• [Input data]
(begin)
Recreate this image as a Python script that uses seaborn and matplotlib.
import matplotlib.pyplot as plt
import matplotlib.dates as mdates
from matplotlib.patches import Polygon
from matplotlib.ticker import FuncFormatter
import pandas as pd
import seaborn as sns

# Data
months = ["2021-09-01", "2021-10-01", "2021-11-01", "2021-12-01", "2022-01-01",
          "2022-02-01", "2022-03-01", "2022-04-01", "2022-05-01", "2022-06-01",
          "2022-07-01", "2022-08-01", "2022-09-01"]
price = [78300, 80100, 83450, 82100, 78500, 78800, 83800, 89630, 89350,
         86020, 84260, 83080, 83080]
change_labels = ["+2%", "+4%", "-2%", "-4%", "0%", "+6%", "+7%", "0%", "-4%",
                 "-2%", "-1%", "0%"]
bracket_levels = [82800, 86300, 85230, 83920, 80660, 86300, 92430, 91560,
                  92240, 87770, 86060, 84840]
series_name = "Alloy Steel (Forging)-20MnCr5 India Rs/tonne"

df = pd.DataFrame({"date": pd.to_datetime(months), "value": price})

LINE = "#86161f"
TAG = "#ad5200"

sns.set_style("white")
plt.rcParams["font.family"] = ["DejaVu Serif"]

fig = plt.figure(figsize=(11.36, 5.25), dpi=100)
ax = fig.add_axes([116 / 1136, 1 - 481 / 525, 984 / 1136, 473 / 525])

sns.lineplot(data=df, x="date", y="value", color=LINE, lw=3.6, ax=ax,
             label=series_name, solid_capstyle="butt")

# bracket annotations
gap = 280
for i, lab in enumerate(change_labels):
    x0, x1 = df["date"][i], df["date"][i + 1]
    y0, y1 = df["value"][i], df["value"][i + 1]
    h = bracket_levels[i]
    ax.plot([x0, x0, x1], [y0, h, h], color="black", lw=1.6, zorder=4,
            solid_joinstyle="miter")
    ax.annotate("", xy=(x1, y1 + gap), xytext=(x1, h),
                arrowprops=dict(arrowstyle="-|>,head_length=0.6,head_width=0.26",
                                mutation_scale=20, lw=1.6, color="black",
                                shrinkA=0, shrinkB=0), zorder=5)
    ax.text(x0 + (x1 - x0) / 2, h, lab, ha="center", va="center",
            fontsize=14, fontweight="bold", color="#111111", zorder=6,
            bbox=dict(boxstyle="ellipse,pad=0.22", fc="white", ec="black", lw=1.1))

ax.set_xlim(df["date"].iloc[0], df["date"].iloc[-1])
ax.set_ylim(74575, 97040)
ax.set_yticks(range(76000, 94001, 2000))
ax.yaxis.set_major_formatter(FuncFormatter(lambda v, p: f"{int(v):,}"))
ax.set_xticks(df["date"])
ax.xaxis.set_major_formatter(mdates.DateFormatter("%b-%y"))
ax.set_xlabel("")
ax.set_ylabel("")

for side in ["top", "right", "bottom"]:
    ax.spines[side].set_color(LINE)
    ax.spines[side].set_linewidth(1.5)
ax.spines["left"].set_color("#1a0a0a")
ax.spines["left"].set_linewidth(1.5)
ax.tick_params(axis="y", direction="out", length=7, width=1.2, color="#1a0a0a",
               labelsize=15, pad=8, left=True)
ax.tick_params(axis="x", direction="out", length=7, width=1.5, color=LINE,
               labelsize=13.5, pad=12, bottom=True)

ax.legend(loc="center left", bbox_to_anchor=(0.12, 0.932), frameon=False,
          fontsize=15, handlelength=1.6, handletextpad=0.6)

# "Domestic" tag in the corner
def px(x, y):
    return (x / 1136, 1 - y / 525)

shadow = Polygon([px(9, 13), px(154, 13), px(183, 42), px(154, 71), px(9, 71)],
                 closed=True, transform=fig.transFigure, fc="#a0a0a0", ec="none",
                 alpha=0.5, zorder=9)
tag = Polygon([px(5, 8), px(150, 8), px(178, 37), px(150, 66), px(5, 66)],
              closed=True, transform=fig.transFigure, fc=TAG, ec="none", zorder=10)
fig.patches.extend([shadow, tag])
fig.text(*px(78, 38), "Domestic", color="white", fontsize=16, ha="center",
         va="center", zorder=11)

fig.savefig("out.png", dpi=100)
(end)
(begin)
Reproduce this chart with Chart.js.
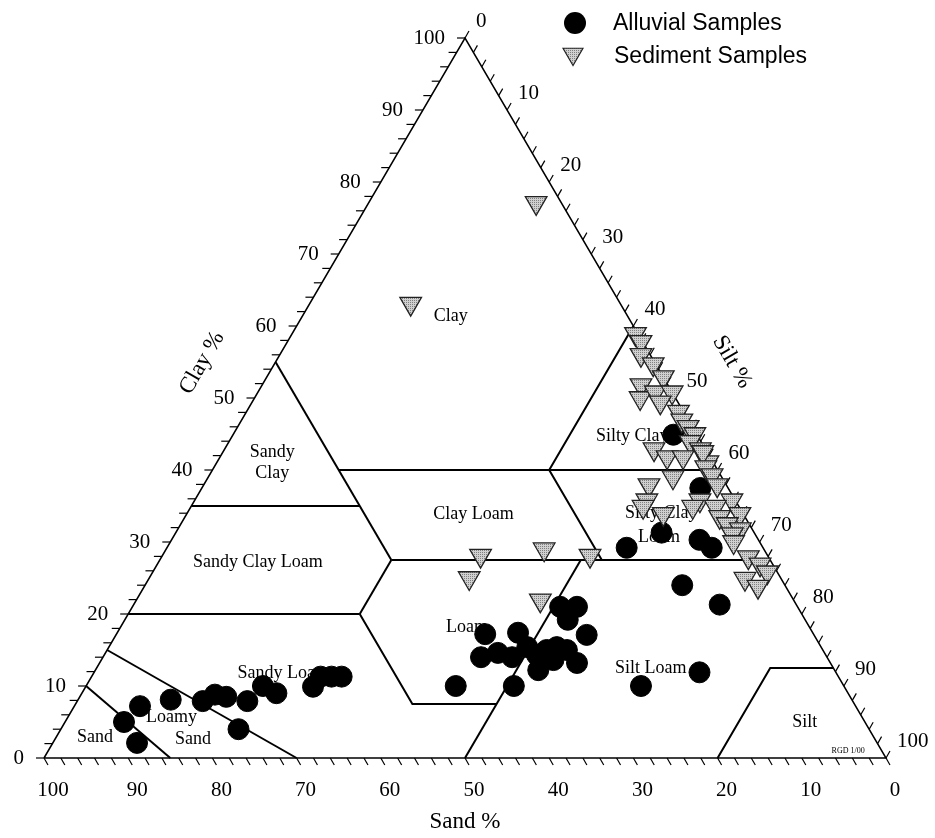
(end)
(begin)
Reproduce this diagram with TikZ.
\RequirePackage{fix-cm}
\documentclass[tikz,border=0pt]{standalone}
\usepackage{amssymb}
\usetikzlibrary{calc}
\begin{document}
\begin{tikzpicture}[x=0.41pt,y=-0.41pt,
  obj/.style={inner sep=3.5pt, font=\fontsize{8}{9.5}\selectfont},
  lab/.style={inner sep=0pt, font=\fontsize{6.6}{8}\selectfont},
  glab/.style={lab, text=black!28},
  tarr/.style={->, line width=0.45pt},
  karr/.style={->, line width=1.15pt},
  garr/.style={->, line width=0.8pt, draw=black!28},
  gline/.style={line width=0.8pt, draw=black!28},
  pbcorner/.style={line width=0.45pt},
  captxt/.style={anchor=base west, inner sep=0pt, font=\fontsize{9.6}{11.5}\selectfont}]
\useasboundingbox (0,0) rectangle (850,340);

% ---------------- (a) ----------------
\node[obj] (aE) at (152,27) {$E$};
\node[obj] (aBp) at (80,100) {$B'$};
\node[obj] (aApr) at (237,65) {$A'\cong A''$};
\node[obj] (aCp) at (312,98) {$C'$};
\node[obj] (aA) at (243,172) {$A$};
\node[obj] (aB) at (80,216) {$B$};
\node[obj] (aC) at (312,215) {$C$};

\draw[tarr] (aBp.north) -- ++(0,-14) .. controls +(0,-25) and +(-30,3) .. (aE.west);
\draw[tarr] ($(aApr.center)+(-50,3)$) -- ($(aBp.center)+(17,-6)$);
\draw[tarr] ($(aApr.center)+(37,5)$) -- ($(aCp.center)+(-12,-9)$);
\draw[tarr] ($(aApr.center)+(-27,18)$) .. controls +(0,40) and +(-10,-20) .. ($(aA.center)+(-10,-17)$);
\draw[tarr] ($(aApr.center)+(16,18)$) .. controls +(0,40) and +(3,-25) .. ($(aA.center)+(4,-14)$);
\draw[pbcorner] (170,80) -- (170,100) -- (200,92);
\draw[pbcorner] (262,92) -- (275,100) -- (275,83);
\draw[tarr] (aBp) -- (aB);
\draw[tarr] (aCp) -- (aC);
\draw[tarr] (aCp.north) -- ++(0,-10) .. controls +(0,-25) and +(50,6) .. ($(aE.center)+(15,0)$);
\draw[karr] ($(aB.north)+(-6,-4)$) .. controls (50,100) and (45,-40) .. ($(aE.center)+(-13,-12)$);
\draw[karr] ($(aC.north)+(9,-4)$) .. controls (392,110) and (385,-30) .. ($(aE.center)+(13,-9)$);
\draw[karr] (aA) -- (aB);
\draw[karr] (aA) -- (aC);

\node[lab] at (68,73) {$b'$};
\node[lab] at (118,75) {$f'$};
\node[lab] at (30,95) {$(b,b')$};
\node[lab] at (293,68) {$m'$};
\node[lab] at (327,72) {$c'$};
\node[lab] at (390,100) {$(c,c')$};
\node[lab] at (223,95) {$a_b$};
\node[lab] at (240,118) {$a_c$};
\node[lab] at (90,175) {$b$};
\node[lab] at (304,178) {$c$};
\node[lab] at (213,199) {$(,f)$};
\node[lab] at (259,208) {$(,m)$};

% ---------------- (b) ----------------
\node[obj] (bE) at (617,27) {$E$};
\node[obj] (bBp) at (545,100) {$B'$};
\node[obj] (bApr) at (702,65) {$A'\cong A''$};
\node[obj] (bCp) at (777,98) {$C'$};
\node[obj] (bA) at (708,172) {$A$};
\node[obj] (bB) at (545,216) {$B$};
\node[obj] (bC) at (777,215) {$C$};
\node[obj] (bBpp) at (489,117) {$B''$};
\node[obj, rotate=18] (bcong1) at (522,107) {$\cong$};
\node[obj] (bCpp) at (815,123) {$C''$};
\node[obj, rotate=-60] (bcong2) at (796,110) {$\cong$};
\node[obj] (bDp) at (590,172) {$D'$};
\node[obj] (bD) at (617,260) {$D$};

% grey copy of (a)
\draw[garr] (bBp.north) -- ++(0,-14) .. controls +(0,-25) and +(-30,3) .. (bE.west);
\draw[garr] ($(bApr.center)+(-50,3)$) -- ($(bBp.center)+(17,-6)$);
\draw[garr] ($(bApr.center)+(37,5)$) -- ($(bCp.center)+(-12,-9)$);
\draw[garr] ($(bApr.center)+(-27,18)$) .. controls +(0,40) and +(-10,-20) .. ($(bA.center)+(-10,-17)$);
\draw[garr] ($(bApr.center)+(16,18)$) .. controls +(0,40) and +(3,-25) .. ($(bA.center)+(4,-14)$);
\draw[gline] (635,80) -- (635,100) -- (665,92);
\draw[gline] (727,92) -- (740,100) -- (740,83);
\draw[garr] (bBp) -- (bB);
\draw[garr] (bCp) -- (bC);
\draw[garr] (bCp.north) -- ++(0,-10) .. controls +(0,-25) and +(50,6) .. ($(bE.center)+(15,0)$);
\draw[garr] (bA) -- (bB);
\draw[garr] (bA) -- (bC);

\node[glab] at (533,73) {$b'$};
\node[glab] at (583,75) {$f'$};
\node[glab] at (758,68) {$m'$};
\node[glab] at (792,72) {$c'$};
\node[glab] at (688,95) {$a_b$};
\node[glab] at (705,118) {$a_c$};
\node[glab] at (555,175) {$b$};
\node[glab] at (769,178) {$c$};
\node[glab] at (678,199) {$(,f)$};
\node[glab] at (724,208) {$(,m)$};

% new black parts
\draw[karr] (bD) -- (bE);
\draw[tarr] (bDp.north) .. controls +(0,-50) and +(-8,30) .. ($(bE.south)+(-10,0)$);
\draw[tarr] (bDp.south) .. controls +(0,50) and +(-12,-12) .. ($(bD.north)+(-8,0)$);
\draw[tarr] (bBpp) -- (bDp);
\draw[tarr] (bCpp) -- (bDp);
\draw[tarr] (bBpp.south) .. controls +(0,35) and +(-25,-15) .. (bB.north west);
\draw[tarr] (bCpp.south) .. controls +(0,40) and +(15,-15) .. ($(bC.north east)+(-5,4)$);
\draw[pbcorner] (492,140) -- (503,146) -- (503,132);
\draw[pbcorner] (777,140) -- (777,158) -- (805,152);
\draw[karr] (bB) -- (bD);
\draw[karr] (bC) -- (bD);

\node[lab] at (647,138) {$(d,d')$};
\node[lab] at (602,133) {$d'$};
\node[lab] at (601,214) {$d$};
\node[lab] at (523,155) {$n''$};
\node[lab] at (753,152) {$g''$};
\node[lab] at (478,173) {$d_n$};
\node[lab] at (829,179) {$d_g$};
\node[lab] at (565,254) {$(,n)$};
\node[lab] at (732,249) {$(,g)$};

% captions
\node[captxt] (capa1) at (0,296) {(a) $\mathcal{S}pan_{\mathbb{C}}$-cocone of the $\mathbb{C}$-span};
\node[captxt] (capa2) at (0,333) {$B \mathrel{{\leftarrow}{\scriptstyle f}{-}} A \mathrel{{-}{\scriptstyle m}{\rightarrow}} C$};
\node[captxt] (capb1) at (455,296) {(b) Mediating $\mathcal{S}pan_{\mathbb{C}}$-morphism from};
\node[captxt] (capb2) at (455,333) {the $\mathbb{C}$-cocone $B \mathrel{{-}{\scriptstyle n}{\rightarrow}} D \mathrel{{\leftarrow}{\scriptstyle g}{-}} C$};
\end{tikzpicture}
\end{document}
(end)
• [Work to do] Above are the records; from them, give again exactly the lines from the one containing "Reproduce this diagram with TikZ." to the one containing "(aC) at (312,215)", both lines included, and nothing more.

• [Result]
Reproduce this diagram with TikZ.
\RequirePackage{fix-cm}
\documentclass[tikz,border=0pt]{standalone}
\usepackage{amssymb}
\usetikzlibrary{calc}
\begin{document}
\begin{tikzpicture}[x=0.41pt,y=-0.41pt,
  obj/.style={inner sep=3.5pt, font=\fontsize{8}{9.5}\selectfont},
  lab/.style={inner sep=0pt, font=\fontsize{6.6}{8}\selectfont},
  glab/.style={lab, text=black!28},
  tarr/.style={->, line width=0.45pt},
  karr/.style={->, line width=1.15pt},
  garr/.style={->, line width=0.8pt, draw=black!28},
  gline/.style={line width=0.8pt, draw=black!28},
  pbcorner/.style={line width=0.45pt},
  captxt/.style={anchor=base west, inner sep=0pt, font=\fontsize{9.6}{11.5}\selectfont}]
\useasboundingbox (0,0) rectangle (850,340);

% ---------------- (a) ----------------
\node[obj] (aE) at (152,27) {$E$};
\node[obj] (aBp) at (80,100) {$B'$};
\node[obj] (aApr) at (237,65) {$A'\cong A''$};
\node[obj] (aCp) at (312,98) {$C'$};
\node[obj] (aA) at (243,172) {$A$};
\node[obj] (aB) at (80,216) {$B$};
\node[obj] (aC) at (312,215) {$C$};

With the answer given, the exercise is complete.